Roling’s program provided an interesting but “hard” look at Christmastime on the Civil War battlefields and how it was celebrated in the trenches.

“Christmas during the Civil War was celebrated in both the United States and the Confederate States of America – 1861-1865 – however, the day did not become an official holiday until five years after the war ended,” Roling said. “Christmas became an official federal holiday in 1870 when President Ulysses Grant made it so in an attempt to unite the North and South.”

But Christmas Day was not a holiday on the battlefields. War raged and skirmishes occurred throughout the countryside. Soldiers not actively campaigning celebrated Christmas in several ways. 

“Union soldiers would use salt pork and hardtack to decorate Christmas trees. However, some soldiers were treated to turkey, oysters and apples,” Roling said.

“In one incident on December 25, 1864, Union soldiers from Michigan, led by their captain, dispensed food and supplies to poor Georgians. They hauled the food and supplies with carts pulled by mules that were decorated with branches tied to their heads to resemble reindeer.”

In some units, celebrating Christmas was not allowed. On Christmas Day 1862, the soldiers in one unit were punished for celebratory gunfire when the gunfire was actually for a funeral salute,” Roling said.

In 1863, many Union soldiers received gifts from Tad Lincoln, the son of President Abraham Lincoln.

“Tad Lincoln had been deeply moved by the plight of the Union soldiers when his father took him to see them” Roling said. “The gifts were mostly books and clothing.”

Roling said the most famous Christmas gift Lincoln ever received came on December 22, 1864, when William Tecumseh Sherman announced the capture of Savannah, Georgia.

On Christmas Day, 1864, poet Henry Wadsworth Longfellow wrote “Christmas Bells” after hearing that his son had suffered wounds during the Mine Run Campaign.

The poem was put to music and is the popular carol of Christmas, “I Heard the Bells on Christmas Day.”

“The carol often doesn’t include two stanzas that focused on the war,” Roling said: And, in despair, I bowed my head. There is no peace on earth I said. For hate is strong and mocks the song of peace on earth good will to men. Then rang the bells more loud and deep. God is not dead nor doth He sleep. The wrong shall fail; the right prevail, With peace on earth good will to men.

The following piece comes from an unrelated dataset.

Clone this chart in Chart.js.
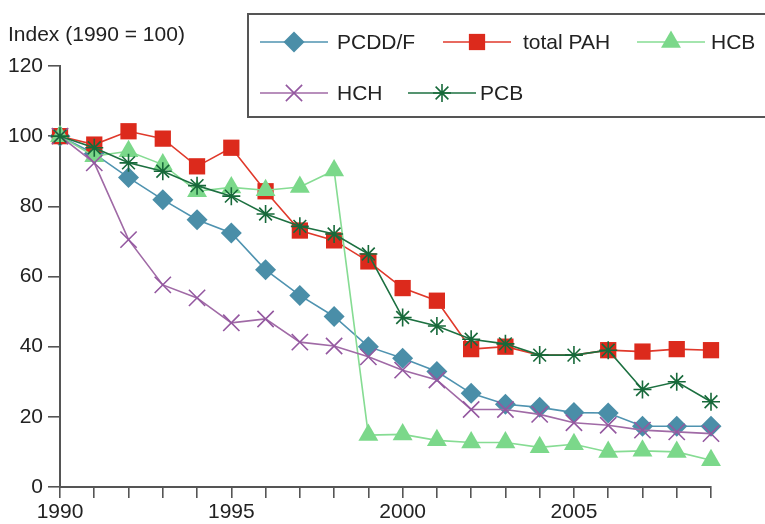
<!DOCTYPE html>
<html>
<head>
<meta charset="utf-8">
<script src="https://cdn.jsdelivr.net/npm/chart.js@4/dist/chart.umd.min.js"></script>
<style>
    html, body { margin: 0; padding: 0; background: #fff; }
    canvas { display: block; }
</style>
</head>
<body>
<canvas id="chart" width="765" height="524"></canvas>
<script>
// years on the x axis, 1990..2009
const years = [1990, 1991, 1992, 1993, 1994, 1995, 1996, 1997, 1998, 1999,
               2000, 2001, 2002, 2003, 2004, 2005, 2006, 2007, 2008, 2009];
const xTickLabels = [1990, 1995, 2000, 2005];
const yTicks = [0, 20, 40, 60, 80, 100, 120];

const pcddf = [100, 95, 88.2, 81.9, 76.2, 72.4, 61.9, 54.6, 48.6, 40.0,
               36.7, 32.9, 26.7, 23.6, 22.7, 21.2, 21.1, 17.3, 17.3, 17.3];
const totalPah = [100, 97.6, 101.4, 99.3, 91.4, 96.7, 84.3, 73.1, 70.3, 64.3,
                  56.7, 53.1, 39.3, 40.0, 37.6, 37.6, 39.0, 38.6, 39.3, 39.0];
const hcb = [100, 94.3, 95.7, 91.9, 84.3, 85.4, 84.6, 85.5, 90.2, 14.8,
             15.0, 13.3, 12.7, 12.7, 11.3, 12.2, 10.0, 10.3, 10.0, 7.6];
const hch = [100, 92.4, 70.5, 57.6, 53.9, 46.8, 47.9, 41.3, 40.2, 37.1,
             33.3, 30.5, 22.1, 22.1, 20.7, 18.3, 17.6, 16.2, 15.7, 15.2];
const pcb = [100, 96.7, 92.4, 90.0, 85.9, 82.9, 77.8, 74.3, 72.1, 66.4,
             48.3, 45.9, 42.1, 40.8, 37.6, 37.6, 39.0, 27.8, 30.0, 24.3];
// years where the PAH line has no marker
const pahNoMarker = [2004, 2005];

const FONT = "'Liberation Sans', Arial, Helvetica, sans-serif";
const FSIZE = 21;
const AXIS = '#555';
const TEXT = '#222';

const toPoints = arr => years.map((yr, i) => ({ x: yr, y: arr[i] }));

const SERIES = [
    { label: 'PCDD/F', data: pcddf, line: '#4f93b0', fill: '#4a8ea8', style: 'rectRot', r: 10.5, bw: 0, order: 5 },
    { label: 'total PAH', data: totalPah, line: '#e0392b', fill: '#dc2a1c', style: 'rect', r: 11.5, bw: 0, order: 4 },
    { label: 'HCB', data: hcb, line: '#86dc93', fill: '#7bd88a', style: 'triangle', r: 11.5, bw: 0, order: 3 },
    { label: 'HCH', data: hch, line: '#a06aa6', fill: '#9458a0', style: 'crossRot', r: 11.5, bw: 1.6, order: 2 },
    { label: 'PCB', data: pcb, line: '#1c7040', fill: '#17693a', style: 'star', r: 9, bw: 1.6, order: 1 }
];

const legendItems = [
    { i: 0, x: 260, y: 42, tx: 337 },
    { i: 1, x: 443, y: 42, tx: 523 },
    { i: 2, x: 637, y: 42, tx: 711 },
    { i: 3, x: 260, y: 93, tx: 337 },
    { i: 4, x: 408, y: 93, tx: 480 }
];

const decorPlugin = {
    id: 'decor',
    afterDraw(chart) {
        const ctx = chart.ctx;
        ctx.save();
        // y axis title
        ctx.fillStyle = TEXT;
        ctx.font = `${FSIZE}px ${FONT}`;
        ctx.textAlign = 'left';
        ctx.textBaseline = 'alphabetic';
        ctx.fillText('Index (1990 = 100)', 8, 41);

        // legend box, runs off the right edge
        ctx.strokeStyle = AXIS;
        ctx.lineWidth = 2;
        ctx.fillStyle = '#fff';
        ctx.fillRect(248, 14, 530, 103);
        ctx.strokeRect(248, 14, 530, 103);

        legendItems.forEach(it => {
            const s = SERIES[it.i];
            ctx.strokeStyle = s.line;
            ctx.lineWidth = 1.6;
            ctx.beginPath();
            ctx.moveTo(it.x, it.y);
            ctx.lineTo(it.x + 68, it.y);
            ctx.stroke();
            ctx.fillStyle = s.fill;
            ctx.strokeStyle = s.fill;
            ctx.lineWidth = s.bw;
            Chart.helpers.drawPoint(ctx, {
                pointStyle: s.style, radius: s.r, rotation: 0, borderWidth: s.bw
            }, it.x + 34, it.y);
            ctx.fillStyle = TEXT;
            ctx.font = `${FSIZE}px ${FONT}`;
            ctx.textBaseline = 'middle';
            ctx.fillText(s.label, it.tx, it.y + 1);
        });
        ctx.restore();
    }
};

new Chart(document.getElementById('chart'), {
    type: 'line',
    data: {
        datasets: SERIES.map((s, k) => ({
            label: s.label,
            data: toPoints(s.data),
            borderColor: s.line,
            borderWidth: 1.6,
            backgroundColor: s.fill,
            pointStyle: s.style,
            pointRadius: k === 1
                ? (c => pahNoMarker.includes(years[c.dataIndex]) ? 0 : s.r)
                : s.r,
            pointBackgroundColor: s.fill,
            pointBorderColor: s.fill,
            pointBorderWidth: s.bw,
            tension: 0,
            clip: false,
            order: s.order
        }))
    },
    plugins: [decorPlugin],
    options: {
        responsive: false,
        animation: false,
        events: [],
        layout: { padding: { top: 66, right: 54, left: 0, bottom: 0 } },
        plugins: {
            legend: { display: false },
            tooltip: { enabled: false }
        },
        scales: {
            x: {
                type: 'linear',
                min: years[0],
                max: years[years.length - 1],
                afterBuildTicks: scale => {
                    scale.ticks = years.map(v => ({ value: v }));
                },
                afterFit: scale => { scale.height = 37; },
                ticks: {
                    autoSkip: false,
                    maxRotation: 0,
                    padding: 2,
                    color: TEXT,
                    font: { family: FONT, size: FSIZE },
                    callback: v => xTickLabels.includes(v) ? String(v) : ''
                },
                grid: {
                    drawOnChartArea: false,
                    drawTicks: true,
                    tickLength: 11,
                    color: AXIS,
                    lineWidth: 1.6
                },
                border: { display: true, color: AXIS, width: 2 }
            },
            y: {
                min: 0,
                max: 120,
                afterBuildTicks: scale => {
                    scale.ticks = yTicks.map(v => ({ value: v }));
                },
                afterFit: scale => { scale.width = 60; },
                ticks: {
                    padding: 5,
                    color: TEXT,
                    font: { family: FONT, size: FSIZE }
                },
                grid: {
                    drawOnChartArea: false,
                    drawTicks: true,
                    tickLength: 12,
                    color: AXIS,
                    lineWidth: 1.6
                },
                border: { display: true, color: AXIS, width: 2 }
            }
        }
    }
});
</script>
</body>
</html>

Roling said the Santa Claus we know today is an image that political cartoonist, Thomas Nast, depicted as a white-bearded Santa in the December 1862 edition of Harper’s Weekly. Nast’s Santa handed gifts such as socks to Union soldiers.

Roling closed the program with the thought that both the Confederate and Union armies spent each Christmas on the battlefields with little more than the hope of warmth and for better things to come.